Johnny menegaskan, usulan pencabutan dilakukan untuk mengharmonisasikan RUU ITE dengan ketentuan dalam KUHP yang disahkan pada awal 2023.
Anggota Komisi I DPR dari Fraksi Partai Golkar, Dave Akbarshah Fikarno Laksono, menyampaikan, penyesuaian juga diperlukan untuk merespons perkembangan zaman. Selain itu juga untuk membangun demokrasi yang lebih baik.
DIM DPR
Usulan untuk memasukkan norma keadilan restoratif ke dalam RUU ITE bukan hanya diajukan oleh pemerintah, tetapi juga DPR. Menurut Dave, dalam DIM DPR juga diusulkan agar keadilan restoratif dipertimbangkan untuk diatur dalam Pasal 45 Ayat (1) RUU ITE. Pasal itu menyebutkan, orang dengan sengaja dan tanpa hak untuk diketahui umum menyiarkan, mempertunjukkan di muka umum, mendistribusikan dan/atau mentransmisikan informasi elektronik dan/atau dokumen elektronik yang memiliki muatan yang melanggar kesusilaan sebagaimana dimaksud dalam Pasal 27 Ayat (1) dipidana dengan pidana penjara paling lama 6 tahun dan/atau denda paling banyak Rp 1 miliar.
Anggota Komisi I DPR dari Fraksi PDI-P, Tubagus Hasanuddin, mengatakan, keadilan restoratif itu bisa saja diterapkan jika tindak pidana yang terjadi hanya mendapatkan ancaman pasal yang ringan. Akan tetapi, itu baru bisa dilaksanakan jika ada kesepakatan di antara kedua belah pihak yang berperkara.
Kepala Divisi Kebebasan Berekspresi Safenet, Nenden Sekar Arum mengatakan, dalam pembahasan RUU ITE, pembentuk undang-undang perlu memperhatikan soal implementasi keadilan restoratif. Berdasarkan pengalaman selama ini, penerapan keadilan restoratif belum tentu adil bagi pihak terlapor atau korban dalam perkara pidana UU ITE.

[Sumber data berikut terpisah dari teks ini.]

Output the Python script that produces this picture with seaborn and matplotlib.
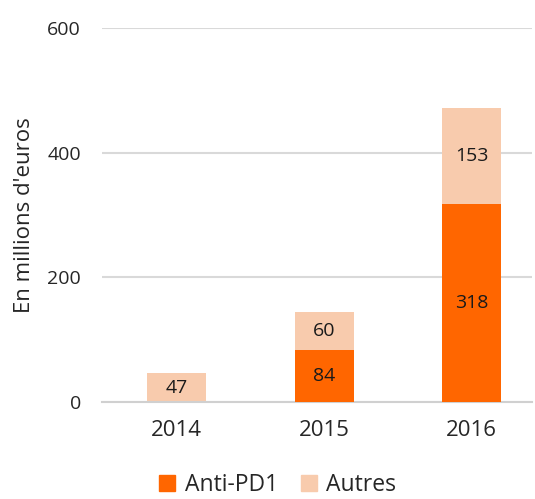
import numpy as np
import pandas as pd
import matplotlib
matplotlib.use("Agg")
import matplotlib.pyplot as plt
import seaborn as sns
from matplotlib.patches import Patch

years = ["2014", "2015", "2016"]
antiPD1 = [0, 84, 318]
autres = [47, 60, 153]

darkOrange = "#FF6600"
lightOrange = "#F8CBAD"

sns.set_style("white")
plt.rcParams['font.family'] = ['Open Sans', 'DejaVu Sans']

df = pd.DataFrame({'year': years, 'Anti-PD1': antiPD1, 'Autres': autres})
df['total'] = df['Anti-PD1'] + df['Autres']

fig = plt.figure(figsize=(5.35, 4.99), dpi=100)
ax = fig.add_axes([0.19, 0.194, 0.804, 0.75])

# stacked: totals first, anti-PD1 over them
sns.barplot(data=df, x='year', y='total', color=lightOrange, width=0.4,
            saturation=1, linewidth=0, ax=ax, zorder=2)
sns.barplot(data=df, x='year', y='Anti-PD1', color=darkOrange, width=0.4,
            saturation=1, linewidth=0, ax=ax, zorder=3)

for i, row in df.iterrows():
    if row['Anti-PD1'] > 0:
        ax.text(i, row['Anti-PD1'] / 2, str(row['Anti-PD1']), ha='center',
                va='center', fontsize=14, color='#1a1a1a', zorder=4)
    ax.text(i, row['Anti-PD1'] + row['Autres'] / 2, str(row['Autres']),
            ha='center', va='center', fontsize=14, color='#1a1a1a', zorder=4)

ax.set_ylim(0, 600)
ax.set_yticks([0, 200, 400, 600])
ax.set_xlim(-0.51, 2.41)
ax.yaxis.grid(True, color='#D9D9D9', linewidth=1.5, zorder=0)
ax.set_axisbelow(True)
for s in ['top', 'right', 'left']:
    ax.spines[s].set_visible(False)
ax.spines['bottom'].set_color('#D0D0D0')
ax.spines['bottom'].set_linewidth(1.5)
ax.tick_params(axis='both', length=0, colors='#262626')
ax.tick_params(axis='y', pad=15, labelsize=14)
ax.tick_params(axis='x', pad=13, labelsize=16)
ax.set_xlabel('')
ax.set_ylabel("En millions d'euros", fontsize=16, color='#262626')
ax.yaxis.set_label_coords(-0.155, 0.5)

handles = [Patch(color=darkOrange, label='Anti-PD1'),
           Patch(color=lightOrange, label='Autres')]
fig.legend(handles=handles, loc='lower center', ncol=2, frameon=False,
           fontsize=16.5, bbox_to_anchor=(0.519, -0.037), handlelength=0.7,
           handleheight=0.7, handletextpad=0.4, columnspacing=1.0)

fig.savefig('out.png', dpi=100)
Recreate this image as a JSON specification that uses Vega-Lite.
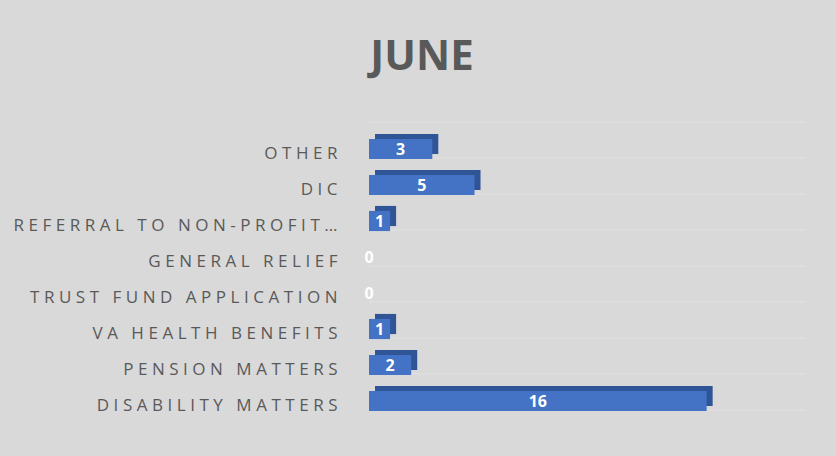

Misalnya, berdasarkan Peraturan Polri No 8/2021 tentang Penanganan Tindak Pidana Berdasarkan Keadilan Restoratif, pemenuhan hak korban dan tanggung jawab pelaku dapat berupa penggantian kerugian. Akan tetapi, dalam praktiknya, pelapor kerap menentukan nilai ganti rugi secara sepihak dan berpotensi merugikan terlapor. ”(Implementasi) keadilan restoratif ini berpotensi disalahgunakan atau dimanfaatkan,” kata Nenden.